En cuanto a la ingeniería institucional, más allá de la tecnología procesal, desde el punto de vista de los mecanismos punitivos que pueden utilizarse la ley penal de la democracia debe necesariamente considerar los aspectos nocivos que acarrea el encierro y, por lo tanto, recurrir siempre que sea posible a mecanismos no privativos de la libertad, salvo en casos de graves afectaciones a derechos fundamentales. En este sentido, es auspiciosa desde el punto de vista democrático la mayor participación de la víctima (excluida históricamente de la justicia penal inquisitiva) que se ha desarrollado en mayor medida en el último tiempo, más allá de ciertas complejidades que introdujo en los procedimientos.  Para concretarla hace falta no sólo brindar mecanismos procesales para asegurar su posición activa dentro del proceso, sino también una institucionalidad robusta que brinde la contención suficiente y necesaria que contribuya a disminuir los efectos nocivos del delito, así como también a evitar la revictimización.
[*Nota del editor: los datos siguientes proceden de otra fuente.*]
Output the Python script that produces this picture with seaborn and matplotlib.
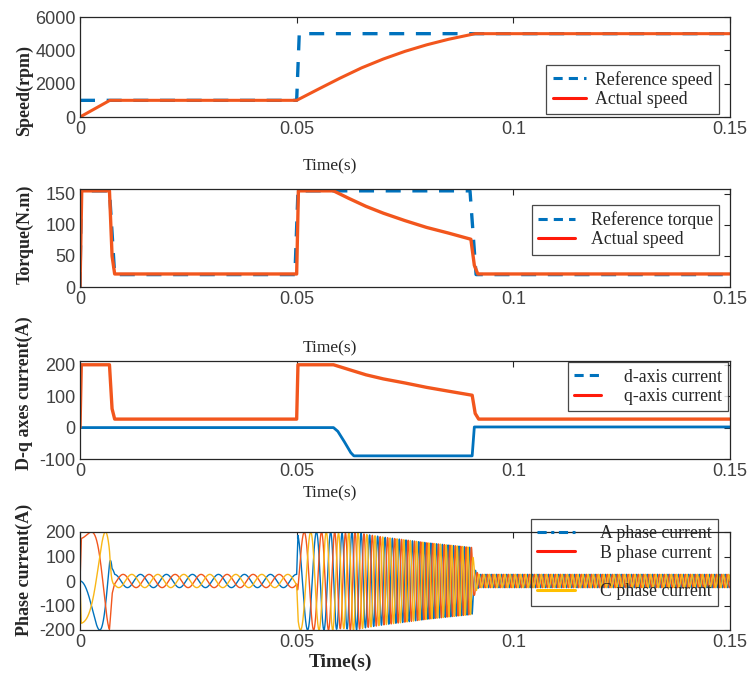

En definitiva, ante la pregunta respecto de la relación entre el Derecho Penal y los derechos fundamentales es posible concluir en que el primero sólo se justifica si asegura la vigencia de los segundos. Para ello la justicia penal debe estar construida como un consolidado (transparente, legítimo y, a la vez, eficiente) mecanismo con el que cuentan las sociedades democráticas para garantizar la convivencia pacífica.

De otro modo no habría Derecho: no habría ley penal, pero tampoco derechos fundamentales.

[1] Recuérdese que todas las normas penales están formuladas de la siguiente manera: “El que (conducta prohibida), será reprimido con pena de (sanción penal)”.